Ist der erste Teil noch amüsant, witzig, hintergründig ohne in modernen Kitsch abzugleiten, wird der zweite Teil, der so schwierig zu lesen und noch mühsamer zu inszenieren ist,  durch die Bilder- und Lichtbilderwelten wie um eine Dimension erweitert.  Es entsteht Platz für Assoziationen, für Zwischenräume im Kopf. Man geht mit auf den Trip. Selten wurde Faust II so kurzweilig,  aber nicht minder ernsthaften inszeniert. Der radikal gekürzte Text entlastet den Zuschauer, Licht und Raum werden mit Video ergänzt, der Abend wird poetischer, offener, ergreifender. Dem überdimensionalen, laufenden Panther – schwarzweißes raumgreifendes Video –  kann man sich nicht entziehen, wenn es um das raubtierhafte und gierige im Menschen geht. Dem goldenen Raum nicht, wenn es um Reichtum du Überfluss und Omnipotenz geht.  Der Hütte und dem Waldidyll zum Schluss auch nicht  - zumal  sich das in ein ergreifendes Schattenspiel wandelt. Todesnähe und Abgründe werden gekonnt aus den visuellen Elementen generiert, mit denen der Abend bis dahin gestaltet wurde. Das Spielerische wird unheimlich, beklemmend, existenziell, bevor es zum großen Finale geht.

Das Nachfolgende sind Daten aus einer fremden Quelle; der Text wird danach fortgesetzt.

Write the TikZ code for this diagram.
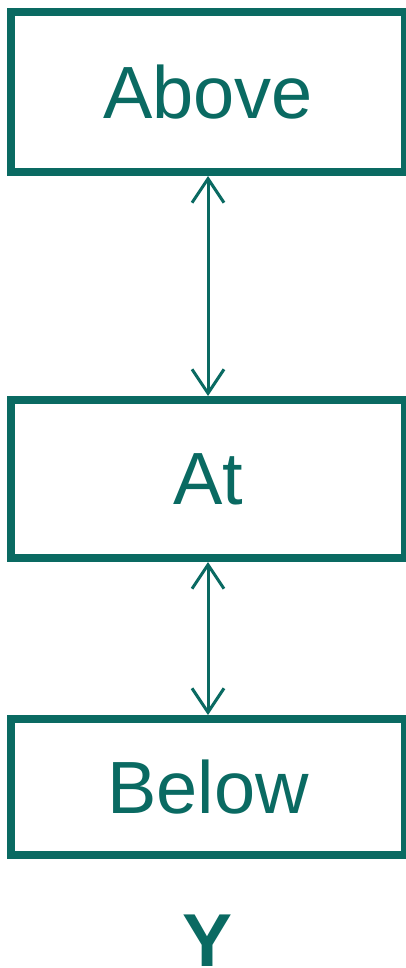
\documentclass[tikz,border=0pt]{standalone}
\usepackage{fontspec}
\setmainfont{Liberation Sans}
\usepackage{tikz}
\usetikzlibrary{positioning,arrows.meta}
\definecolor{tealline}{RGB}{10,106,98}

\begin{document}
\begin{tikzpicture}[
x=1pt, y=1pt,
box/.style={draw=tealline, line width=8pt, minimum width=394pt, text=tealline, font=\fontsize{74}{80}\selectfont, inner sep=0pt},
arrow/.style={{Straight Barb[length=24pt,width=32pt]}-{Straight Barb[length=24pt,width=32pt]}, line width=3pt, tealline}
]
\useasboundingbox (0,0) rectangle (405,-968);
\node[box, minimum height=160pt] (above) at (208,-92) {Above};
\node[box, minimum height=158pt, below=220pt of above] (at) {At};
\node[box, minimum height=136pt, below=153pt of at] (below) {Below};
\node[anchor=base, text=tealline, font=\fontsize{75}{80}\selectfont\bfseries] (axis) at (208,-966) {Y};
\draw[arrow] (above) -- (at);
\draw[arrow] (at) -- (below);
\end{tikzpicture}
\end{document}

Von den Wilson – Inszenierungen der letzten Jahre ist dies eine ganz besondere, ohne Klamauk, Kitsch und manieristische Strapazen. In Frankfurt sagte Bob Wilson zu seinem  Faust in Berlin,  er sei die bisher größte Herausforderung in seinem Theaterleben gewesen.

Er hat sich eingelassen. Tief eingelassen. Davon profitieren die Zuschauer. Ein Stückchen Faust 1 und Faust 2 nimmt jeder mit nach Hause,  der es sehen kann. Und hören.

Das  Produktionsteam  hat sich mit dem BE zu einer Höchstleistung aufgeschwungen. Inhaltlich wie technisch. Der großen Dichtung wird der Abend voll gerecht.